In the last three decades, children’s agency has become an important theme in childhood studies and in children’s literature studies. Scholars analyse not only the representation of children as doings (e.g., Child Autonomy and Child Governance in Children’s Literature, 2016, edited by Christopher Kelen and Björn Sundmark), but also discuss the active role of children in carrying out research (e.g., Justyna Deszcz-Tryhubczak’s ‘Thinking with Deconstruction: Book-Adult-Child Events in Children’s Literature Research’, 2019), Representing Agency in Popular Culture: Children and Youth on Page, Screen, and in Between, edited by Ingrid E. Castro and Jessica Clark, is the newest edition to the scholarly discourse on children’s agency. The authors of the twelve interdisciplinary essays in this fascinating collection explore how child agency is represented in various cultural texts around the world.

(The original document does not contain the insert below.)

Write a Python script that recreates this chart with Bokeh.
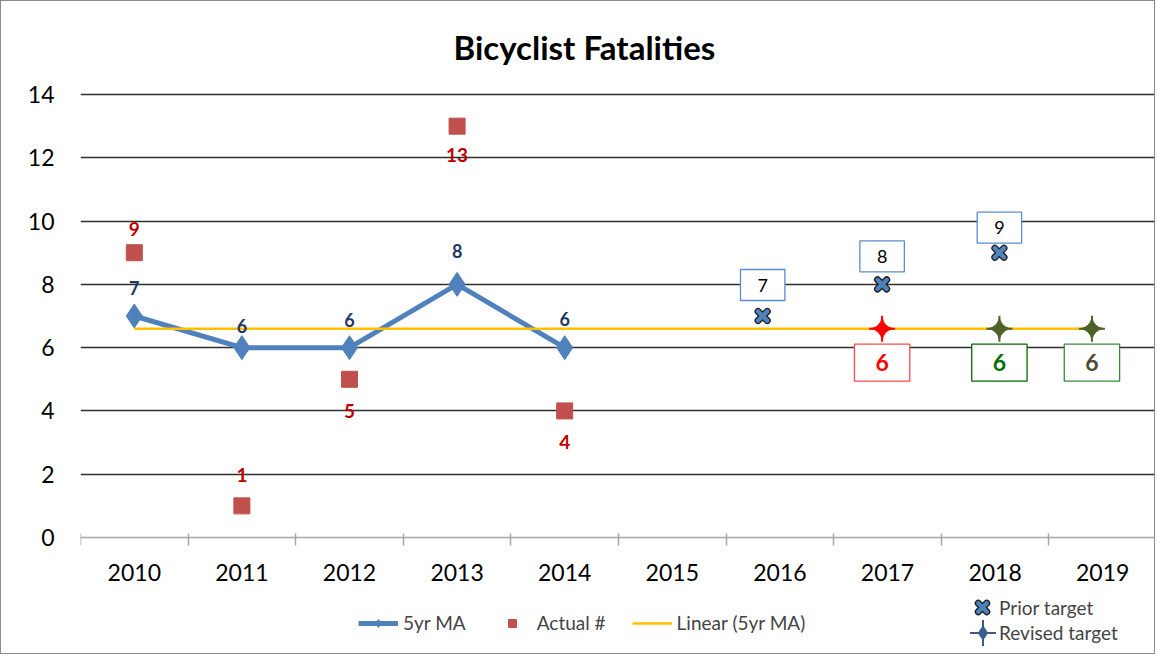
import math
from bokeh.plotting import figure
from bokeh.models import ColumnDataSource, Range1d, FixedTicker, Legend, LegendItem
from bokeh.core.properties import value
from bokeh.embed import file_html
from bokeh.resources import INLINE

# ---------------- data ----------------
years = [2010, 2011, 2012, 2013, 2014, 2015, 2016, 2017, 2018, 2019]
year_labels = ["2010", "2011", "2012", "2013", "2014", "2015", "2016", "2017", "2018", "2019"]
y_ticks = [0, 2, 4, 6, 8, 10, 12, 14]

ma_years = [2010, 2011, 2012, 2013, 2014]
ma_values = [7.0, 6.0, 6.0, 8.0, 6.0]
ma_labels = ["7", "6", "6", "8", "6"]

actual_years = [2010, 2011, 2012, 2013, 2014]
actual_values = [9, 1, 5, 13, 4]
actual_labels = ["9", "1", "5", "13", "4"]

trend_years = [2010, 2019]
trend_values = [6.6, 6.6]

# target series sit slightly off the category centres in the original
prior_x = [2015.84, 2016.95, 2018.04]
prior_values = [7.0, 8.0, 9.0]
prior_labels = ["7", "8", "9"]

revised_x = [2016.95, 2018.04, 2018.90]
revised_values = [6.6, 6.6, 6.6]
revised_labels = ["6", "6", "6"]

# ---------------- layout / style lists ----------------
ma_label_dy = [-28, -22, -28, -33, -29]
actual_label_dy = [-24, -31, 32, 29, 31]
prior_label_dy = [-31, -28, -25]
revised_marker_colors = ["#FF0000", "#4F6228", "#4F6228"]
revised_text_colors = ["#FF0000", "#007000", "#4D4A2C"]
revised_box_colors = ["#FF4A4A", "#006A00", "#3A8A3A"]

FONT = "Lato"
BLUE = "#4F81BD"
STAR_BLUE = "#385D8A"
NAN = float("nan")

# the frame reaches down to the bottom edge so that the legends (drawn inside it) are not clipped;
# the category axis is pinned at y = 0
p = figure(width=1155, height=654,
           x_range=Range1d(2009.5, 2019.5), y_range=Range1d(-3.729, 14.158),
           output_backend="svg", toolbar_location=None,
           min_border_left=79, min_border_right=0, min_border_top=88, min_border_bottom=0)
p.styles = {"border": "1px solid #8a8a8a"}
p.outline_line_color = None

p.title.text = "Bicyclist Fatalities"
p.title.align = "left"
p.title.text_font = FONT
p.title.text_font_size = "33px"
p.title.text_font_style = "bold"
p.title.text_color = "black"
p.title.offset = 373
p.title.standoff = 46

# axes
xa = p.xaxis[0]
xa.fixed_location = 0
xa.ticker = FixedTicker(ticks=years, minor_ticks=[y - 0.5 for y in years] + [years[-1] + 0.5])
xa.major_label_overrides = {y: s for y, s in zip(years, year_labels)}
xa.major_tick_line_color = None
xa.major_tick_in = 0
xa.major_tick_out = 0
xa.minor_tick_line_color = "#A6A6A6"
xa.minor_tick_line_width = 1.5
xa.minor_tick_in = 4
xa.minor_tick_out = 8
xa.axis_line_color = "#A6A6A6"
xa.axis_line_width = 1.5
xa.major_label_text_font = FONT
xa.major_label_text_font_size = "23px"
xa.major_label_text_color = "black"
xa.major_label_standoff = 18

ya = p.yaxis[0]
ya.ticker = FixedTicker(ticks=y_ticks)
ya.axis_line_color = None
ya.major_tick_line_color = None
ya.minor_tick_line_color = None
ya.major_tick_in = 0
ya.major_tick_out = 0
ya.major_label_text_font = FONT
ya.major_label_text_font_size = "23px"
ya.major_label_text_color = "black"
ya.major_label_standoff = 26

p.xgrid.visible = False
p.ygrid.ticker = FixedTicker(ticks=y_ticks[1:])
p.ygrid.grid_line_color = "#2E2E2E"
p.ygrid.grid_line_width = 1.3

# sources
ma_src = ColumnDataSource(dict(x=ma_years, y=ma_values, label=ma_labels, dy=ma_label_dy))
act_src = ColumnDataSource(dict(x=actual_years, y=actual_values, label=actual_labels, dy=actual_label_dy))
trend_src = ColumnDataSource(dict(x=trend_years, y=trend_values))
prior_src = ColumnDataSource(dict(x=prior_x, y=prior_values, label=prior_labels, dy=prior_label_dy))
rev_src = ColumnDataSource(dict(x=revised_x, y=revised_values, label=revised_labels,
                                mc=revised_marker_colors, tc=revised_text_colors, bc=revised_box_colors))

# series
r_ma_line = p.line("x", "y", source=ma_src, line_color=BLUE, line_width=5)
r_ma_pts = p.scatter("x", "y", source=ma_src, marker="diamond", size=24,
                     fill_color=BLUE, line_color=BLUE)
r_act = p.scatter("x", "y", source=act_src, marker="square", size=16,
                  fill_color="#C0504D", line_color="#C0504D")
r_trend = p.line("x", "y", source=trend_src, line_color="#FFC000", line_width=2.5)

r_prior_bg = p.scatter("x", "y", source=prior_src, marker="x", size=13, line_width=7,
                       line_color="#1A1A1A", line_cap="round")
r_prior = p.scatter("x", "y", source=prior_src, marker="x", size=13, line_width=4.5,
                    line_color=BLUE, line_cap="round")

r_rev_pin = p.scatter("x", "y", source=rev_src, marker="square_pin", size=15, angle=math.pi / 4,
                      fill_color="mc", line_color="mc")
r_rev_cross = p.scatter("x", "y", source=rev_src, marker="cross", size=26, line_width=2,
                        line_color="mc")

# legend-only proxies for the revised target series colour (no visible point)
proxy_src = ColumnDataSource(dict(x=[NAN], y=[NAN]))
r_proxy_cross = p.scatter("x", "y", source=proxy_src, marker="cross", size=26, line_width=2,
                          line_color=STAR_BLUE)
r_proxy_core = p.scatter("x", "y", source=proxy_src, marker="diamond", size=12,
                         fill_color=STAR_BLUE, line_color=STAR_BLUE)
r_proxy_blank = p.scatter("x", "y", source=proxy_src, marker="square", size=5,
                          fill_alpha=0, line_alpha=0)

# data labels
p.text("x", "y", text="label", source=ma_src, y_offset="dy", text_align="center",
       text_baseline="middle", text_font=value(FONT), text_font_style="bold",
       text_font_size="18px", text_color="#1F3864")
p.text("x", "y", text="label", source=act_src, y_offset="dy", text_align="center",
       text_baseline="middle", text_font=value(FONT), text_font_style="bold",
       text_font_size="19px", text_color="#C00000")
p.text("x", "y", text="label", source=prior_src, y_offset="dy", text_align="center",
       text_baseline="middle", text_font=value(FONT), text_font_size="18px", text_color="black",
       background_fill_color="white", border_line_color="#5B8BD0", border_line_width=1.3,
       padding=dict(left=17, right=17, top=9, bottom=9))
p.text("x", "y", text="label", source=rev_src, y_offset=34, text_align="center",
       text_baseline="middle", text_font=value(FONT), text_font_style="bold",
       text_font_size="23px", text_color="tc",
       background_fill_color="white", border_line_color="bc", border_line_width=1.3,
       padding=dict(left=21, right=21, top=10, bottom=10))

# legends
common = dict(padding=0, margin=0, label_text_font=FONT, border_line_color=None,
              background_fill_alpha=0)
leg1 = Legend(items=[LegendItem(label="5yr MA", renderers=[r_ma_line, r_ma_pts]),
                     LegendItem(label="Actual #", renderers=[r_act]),
                     LegendItem(label="Linear (5yr MA)", renderers=[r_trend])],
              orientation="horizontal", location=(278, 21), spacing=26,
              glyph_width=40, glyph_height=20, label_standoff=5,
              label_text_font_size="19px", **common)
leg_prior = Legend(items=[LegendItem(label="Prior target", renderers=[r_prior_bg, r_prior])],
                   orientation="vertical", location=(887, 33),
                   glyph_width=30, glyph_height=30, label_standoff=2,
                   label_text_font_size="19px", **common)
leg_rev = Legend(items=[LegendItem(label="Revised target", renderers=[r_proxy_blank])],
                 orientation="vertical", location=(887, 8),
                 glyph_width=30, glyph_height=30, label_standoff=2,
                 label_text_font_size="19px", **common)
# star glyph = long thin cross (big glyph box) + small diamond core (small glyph box), same centre
leg_rev_cross = Legend(items=[LegendItem(label=" ", renderers=[r_proxy_cross])],
                       orientation="vertical", location=(869.5, -9.5),
                       glyph_width=65, glyph_height=65, label_standoff=0,
                       label_text_font_size="19px", **common)
leg_rev_core = Legend(items=[LegendItem(label=" ", renderers=[r_proxy_core])],
                      orientation="vertical", location=(884.5, 5.5),
                      glyph_width=35, glyph_height=35, label_standoff=0,
                      label_text_font_size="19px", **common)
p.add_layout(leg1)
p.add_layout(leg_prior)
p.add_layout(leg_rev)
p.add_layout(leg_rev_cross)
p.add_layout(leg_rev_core)

open("out.html", "w").write(file_html(p, INLINE))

The book consists of an introduction written by the editors, twelve chapters arranged into three thematic parts (‘Political Agency’, ‘Social Agency’, and ‘Generational Agency’), and an afterword by David Buckingham, a specialist in media literacy education.**
The articles are arranged according to their authors’ theoretical approaches to the representations of children’s agency in literature, film and politics. In the first part, ‘Political Agency’, Catherine Hartung writes about how children were used as political tools during and right after the 2016 presidential election in the USA; Lucy Newby and Fearghus Roulston analyse the representation of children in '71 (2014) and Mickybo & Me (2004), two post-conflict Northern Irish films; and John C. Nelson examines the dehumanization and resistance of war children in Osama (2003) and Turtles Can Fly (2004), pointing out the social and cultural violence girls have to go through.

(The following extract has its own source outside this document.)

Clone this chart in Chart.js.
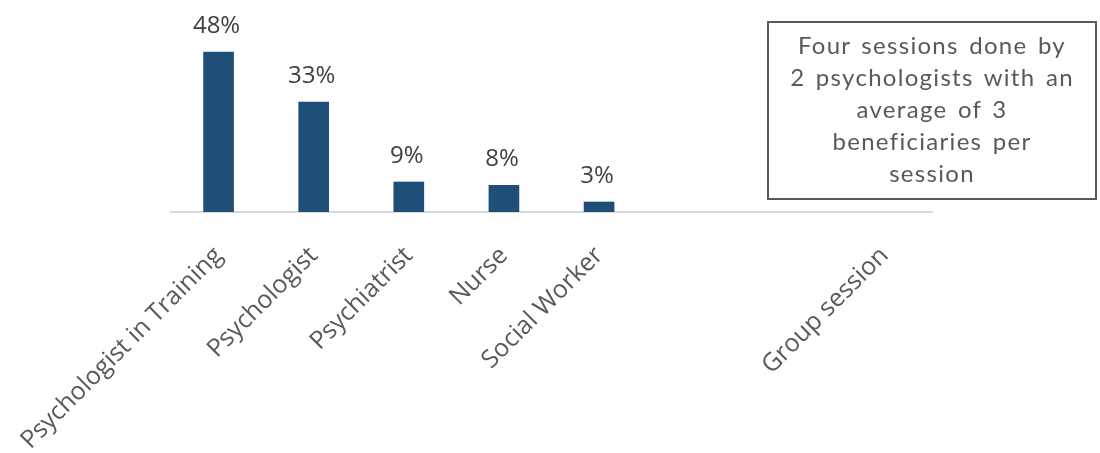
<!DOCTYPE html>
<html>
<head>
<meta charset="utf-8">
<script src="https://cdn.jsdelivr.net/npm/chart.js@4/dist/chart.umd.min.js"></script>
<style>
  body { margin: 0; background: #fff; }
  #wrap { position: relative; width: 1100px; height: 453px; }
  #note {
    position: absolute; left: 767px; top: 21px; width: 326px;
    border: 2px solid #595959; box-sizing: content-box;
    font-family: Lato, sans-serif; font-size: 24px; line-height: 32px;
    letter-spacing: 1.3px; word-spacing: 3px;
    color: #595959; text-align: center; padding-top: 6px; height: 169px;
  }
</style>
</head>
<body>
<div id="wrap">
  <canvas id="bar-chart" width="1100" height="453"></canvas>
  <div id="note">Four sessions done by<br>2 psychologists with an<br>average of 3<br>beneficiaries per<br>session</div>
</div>
<script>
var categories = ["Psychologist in Training", "Psychologist", "Psychiatrist", "Nurse", "Social Worker", "", "", "Group session"];
var shares = [48, 33, 9, 8, 3, null, null, null];

// percent labels above each bar
var valueLabels = {
  id: 'valueLabels',
  afterDatasetsDraw: function(chart) {
    var ctx = chart.ctx;
    var meta = chart.getDatasetMeta(0);
    ctx.save();
    ctx.font = '24px "Open Sans"';
    ctx.fillStyle = '#404040';
    ctx.textAlign = 'center';
    ctx.textBaseline = 'alphabetic';
    meta.data.forEach(function(bar, i) {
      if (shares[i] == null) return;
      ctx.fillText(shares[i] + '%', bar.x - 2, bar.y - 19);
    });
    ctx.restore();
  }
};

function draw() {
  new Chart(document.getElementById("bar-chart"), {
    type: 'bar',
    data: {
      labels: categories,
      datasets: [{
          data: shares,
          backgroundColor: "#1f4e79",
          barThickness: 30
        }
      ]
    },
    options: {
      responsive: false,
      animation: false,
      layout: { padding: { left: 171, right: 168, top: 12, bottom: 0 } },
      plugins: {
        legend: { display: false },
        tooltip: { enabled: false }
      },
      scales: {
        x: {
          grid: { display: false, drawTicks: false },
          border: { display: true, color: '#d9d9d9', width: 2 },
          ticks: {
            color: '#595959',
            font: { family: '"Open Sans"', size: 25 },
            minRotation: 45,
            maxRotation: 45,
            autoSkip: false,
            padding: 29
          },
          afterFit: function(s) {
            s.height = 241;
            s.paddingLeft = 0;
            s.paddingRight = 0;
          }
        },
        y: {
          display: false,
          min: 0,
          max: 60
        }
      }
    },
    plugins: [valueLabels]
  });
}

Promise.all([
  document.fonts.load('25px "Open Sans"')
]).then(draw, draw);
</script>
</body>
</html>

In the second part, ‘Social Agency’, Anja Höing elaborates on the intersections of the depiction of children’s agency and animalistic agency in British literature, showing how animals help children become stronger. In the next chapter, Michel G. Cornelius writes about classic girls’ college series (1905-1925) and the agentic transition from girlhood to womanhood of their protagonists; Terri Suico examines the descriptions of female friendships in three graphic novels; Jessica Clark analyses material culture, friendship and disability in two books, showing the protective character of friendships; and finally, Tabitha Parry Collins, Mary L. Fahrenbruck and Leanna Lucero discuss the agency of transgender and non-binary characters in young adult novels. The authors choose to use the more inclusive word trans* while discussing the coming out experience of such protagonists.
The last part, ‘Generational Agency’, which discusses kin connections between children and their families and communities, is not as anglophone-oriented as the two previous ones. Michelle Nicole Boyer-Kelly analyses the Māori experience of young people in New Zealand as depicted in selected books and film adaptations. Children in such cultural texts use their generational agency and come up with new agentic roles that help to protect their communities; Sin Wen Lau and Shih-Wen Sue Chen examine Chinese reality television show Where Are We Going, Dad? and the notion of guai representing obedience and a strict set of social and gender norms attributed to children; John Kerr elaborates on the portrayal of children in maternal gothic films and the way mothers benefit from children’s agency; and finally Ingrid E. Castro analyses Hayao Miyazaki’s films and their protagonists, agentic girls who, when separated from their families, challenge traditional gender roles. In the afterword, Buckingham summarises the theoretical approaches taken by the authors and points to the issues that need further scholarly scrutiny.
In the insightful introduction, the editors mention Harper Lee’s seminal To Kill a Mockingbird (1960) and argue that there has been ‘no attention from the field of Childhood Studies to this celebrated novel’ (xii). Maybe this statement is right when it comes to sociological childhood studies, but it is definitely incorrect in the context of research on literature (e.g., Świetlicki, 2017). This sentence can be used to describe the main problem I have observed while reading this interesting volume. While Representing Agency in Popular Culture: Children and Youth on Page, Screen, and in Between is a good sociological book, and some articles contain brilliant readings, it seems a little disappointing due to the lack of mention of the countless children’s literature sources about the agency of young people. For example, recent studies by Clémentine Beauvais (The Mighty Child, 2015), Roni Natov (The Courage to Imagine, 2018), and Vanessa Joosen (Adulthood in Children’s Literature, 2018) could have been useful for many authors analysing children’s books in Representing Agency. This absence proves that, unfortunately, there is still a gap between the fields of childhood studies and children’s literature studies.
Works Cited
Oswell, D. The Agency of Children from Family to Global Human Rights. Cambridge: Cambridge University Press, 2013.
Świetlicki, Mateusz. 'Coming Out of the Ghostly Gay Children in Truman Capote's Other Voicesm Other Rooms and Harper Lee's To Kill a Mockingbird'. Prikarpats'kij Visnik NTŠ: Slovo 3.39(2017):201-210.
Mateusz Świetlicki
University of Wroclaw
** Buckingham is the autor of a number of improtant publications on children's interactions with electronic media, e.g., Children Talking Television: The Making of Television Literacy (1993), Moving Images: Understanding Children's Emotional Responses to Television (1996), After the Death of Childhood: Growing Up in the Age of Electronic Media (200), Beyond Technology: Children's Learning in the Age of Digital Culture> (2007), and The Material Child: Groing Up in Consumer Culture (2011).